Monkey Boy and I agree that Idris Elba as Shere Khan deserves an extra special actor nod. George Sanders voiced the character back in 1967 and as far as wicked cartoon tigers go, he set the bar high, turning that smooth English accent of his into an evil that purred. It sounded so menacing, kids were scarred for life (in a good way). Amazingly, Idris Elba takes it up a notch, which is a huge acting feat. Like Mowgli bowed to the elephants out of respect, Monkey Boy and I bow to Idris Elba.

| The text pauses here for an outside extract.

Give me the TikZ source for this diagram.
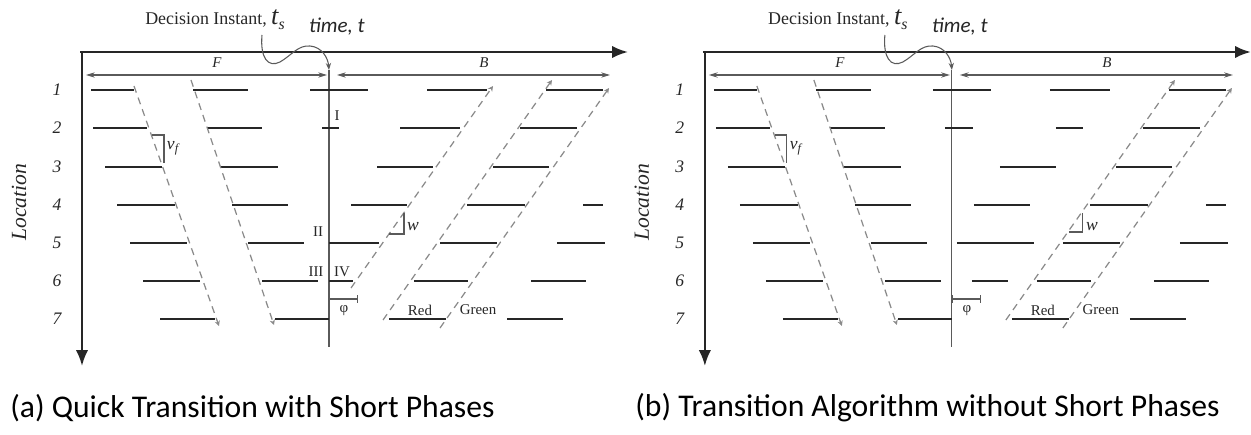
\documentclass[tikz,border=0pt]{standalone}
\usepackage{fontspec}
\setmainfont{Liberation Serif}
\newfontfamily\capfont{Carlito}
\usetikzlibrary{arrows.meta}
\definecolor{ink}{HTML}{262626}
\definecolor{wavegray}{HTML}{8A8A8A}
\definecolor{guide}{HTML}{5A5A5A}
\tikzset{
  axis/.style={line width=1.3pt,draw=ink,-{Latex[length=9pt,width=7pt]}},
  redbar/.style={line width=1.5pt,draw=ink},
  wave/.style={draw=wavegray,line width=0.7pt,dash pattern=on 4pt off 3pt},
  wavetip/.style={wave,-{Stealth[length=3pt,width=3pt]}},
  span/.style={draw=guide,line width=0.6pt,{Stealth[length=5pt,width=3pt]}-{Stealth[length=5pt,width=3pt]}},
  thinline/.style={draw=guide,line width=0.6pt},
  rowlbl/.style={font=\fontsize{10}{10}\selectfont\itshape,text=ink,inner sep=0pt},
  phaselbl/.style={font=\fontsize{8.5}{8.5}\selectfont,text=ink,inner sep=0pt},
  caplbl/.style={font=\capfont\fontsize{18}{18}\selectfont,text=black,anchor=west,inner sep=0pt}
}
% one time-space panel, drawn in pixel units
\newcommand\drawpanel{%
  \coordinate (o) at (82,52);
  \coordinate (tend) at (628,52);
  \coordinate (lend) at (82,366);
  \draw[axis] (80,52) -- (tend);
  \draw[axis] (o) -- (lend);
  \node[font=\fontsize{12.3}{12}\selectfont\itshape,text=ink,rotate=90] (loc) at (19,202) {Location};
  \foreach \r/\y in {1/90,2/128,3/167,4/205,5/243,6/281,7/319}
    \node[rowlbl] (row\r) at (57,\y) {\r};
  % decision instant
  \coordinate (dtop) at (329,70);
  \coordinate (dbot) at (329,347);
  \draw[thinline] (dtop) -- (dbot);
  \node[font=\fontsize{10.2}{10}\selectfont,text=ink] (dec) at (215,20)
    {Decision Instant, {\fontsize{15}{15}\selectfont\itshape t}\raisebox{-3pt}{\fontsize{9}{9}\selectfont\itshape s}};
  \node[font=\capfont\fontsize{12}{12}\selectfont\itshape,text=ink] (time) at (337,27) {time, t};
  \draw[thinline,-{Stealth[length=4pt,width=3pt]}] (262,35) .. controls (260,58) and (268,68) .. (280,62)
    .. controls (292,55) and (298,45) .. (310,46) .. controls (322,47) and (328,58) .. (dtop);
  % F and B spans
  \coordinate (fl) at (86,75); \coordinate (fr) at (327,75);
  \coordinate (bl) at (337,75); \coordinate (br) at (610,75);
  \draw[span] (fl) -- (fr);
  \draw[span] (bl) -- (br);
  \node[phaselbl,font=\fontsize{8.5}{8.5}\selectfont\itshape] (flbl) at (217,63) {F};
  \node[phaselbl,font=\fontsize{8.5}{8.5}\selectfont\itshape] (blbl) at (484,63) {B};
  % red intervals common to both panels
  \foreach \y/\xa/\xb in {90/91/134,90/193/248,90/310/368,90/427/487,90/546/603,
      128/93/147,128/207/262,128/520/577,
      167/105/162,167/221/278,167/377/433,167/493/549,
      205/117/175,205/232/288,205/351/407,205/467/525,205/583/603,
      243/130/187,243/248/304,243/440/497,243/557/605,
      281/143/200,281/262/318,281/414/468,281/531/586,
      319/160/215,319/275/329,319/389/446,319/507/563}
    \draw[redbar] (\xa,\y) -- (\xb,\y);
  % shock waves
  \draw[wavetip] (134,86) -- (219,326);
  \draw[wavetip] (191,80) -- (274,325);
  \draw[wavetip] (383,320) -- (552,80);
  \draw[wavetip] (440,328) -- (609,88);
  % v_f marker
  \draw[thinline] (152,135) -- (164,135) -- (164,163);
  \node[phaselbl,font=\fontsize{10}{10}\selectfont\itshape] (vf) at (173,148) {v\textsubscript{f}};
  % offset phi
  \draw[thinline,{Bar[width=4pt]}-{Bar[width=4pt]}] (329,299) -- (358,299);
  \node[phaselbl] (phi) at (344,311) {φ};
  \node[phaselbl] (red) at (420,310) {Red};
  \node[phaselbl] (green) at (478,310) {Green};
}

\begin{document}
\begin{tikzpicture}[x=0.02cm,y=-0.02cm]
  \useasboundingbox (0,0) rectangle (1251,435);
  % (a) quick transition
  \begin{scope}[name prefix=a-]
    \drawpanel
    \foreach \y/\xa/\xb in {128/322/339,128/400/460,243/329/379,281/329/353}
      \draw[redbar] (\xa,\y) -- (\xb,\y);
    \draw[wavetip] (351,288) -- (493,86);
    \draw[thinline] (389,234) -- (404,234) -- (404,213);
    \node[phaselbl,font=\fontsize{10}{10}\selectfont\itshape] (w) at (413,227) {w};
    \node[phaselbl] (p1) at (337,116) {I};
    \node[phaselbl] (p2) at (318,232) {II};
    \node[phaselbl] (p3) at (316,272) {III};
    \node[phaselbl] (p4) at (342,272) {IV};
    \node[caplbl] (cap) at (10,408) {(a) Quick Transition with Short Phases};
  \end{scope}
  % (b) transition algorithm
  \begin{scope}[xshift=12.46cm,name prefix=b-]
    \drawpanel
    \foreach \y/\xa/\xb in {128/322/350,128/433/460,243/334/411,281/349/385}
      \draw[redbar] (\xa,\y) -- (\xb,\y);
    \draw[thinline] (446,232) -- (460,232) -- (460,213);
    \node[phaselbl,font=\fontsize{10}{10}\selectfont\itshape] (w) at (469,227) {w};
  \end{scope}
  \node[caplbl] (capb) at (635,408) {(b) Transition Algorithm without Short Phases};
\end{tikzpicture}
\end{document}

And we also have to acknowledge the brilliance of Christopher Walken as the monster-sized orangutan King Louie. The intro to the character made Monkey Boy and I laugh out loud. I mean, a full-throated roar and monkey bark. Christopher Walken does a mean Marlon Brando and Favreau sets it up so that we could be watching the final act in Apocalypse Now, Brando sitting in darkness and mumbling as he massages that crazy bald head of his, just replace Brando with a monster-sized talking orangutan. It's a great movie moment for rabid movie fans like us, close to real genius and worth the price of admission right there.

So. What is this movie? You can’t exactly call it a remake, even though it is clearly a remake of the 1967 cartoon. It’s not a faithful retelling of the Kipling tale either. And it’s got enough original stuff in it so that, I guess, you could call it a reboot. It doesn’t really matter what you call it, though, because kids and adults will be entertained. Monkey Boy and I were.

Which leads me to the real star of the movie. The CGI. The technology has reached the point where it's impossible to tell the difference between what's real and unreal anymore. But for the one real human being in the movie (Mowgli/Neel Sethi) and a fake tree limb here and a swimming pool there, every single thing you see is CGI. Every single thing. And it is, as I said before, beautiful to behold.

My rating: Go to the Long Bar at Raffles in Singapore and order a Button Punch (Pisco brandy, lemon juice and pineapple cubes steeped in sugar syrup overnight). Then order three more and sip them back to back while you find directions to the movie theatre in Kampung Monyet, the “masked monkey slum of Jakarta.” By the second drink, you will find that it has made you believe a Button Punch is, to quote Rudyard Kipling, "...compounded of cherub's wings, the glory of a tropical dawn, the red clouds of sunset, and the fragments of lost epics by dead masters." Before stepping out of the bar and going to the movie, do a little Karaoke and get the entire bar to sing a rendition of The Bear Necessities while you consume one Bear Necessity (4 oz. vodka, mango juice, pineapple juice, limeade, mango slices, pineapple chunks, banana slices, maraschino cherries and coconut meat). Call a hand-drawn rickshaw taxi to leg it to the movie theatre in the masked monkey slum, stagger to the ticket booth, lay your money down, sit back and enjoy Disney The Jungle Book with your kids--if you have them and even if you don't.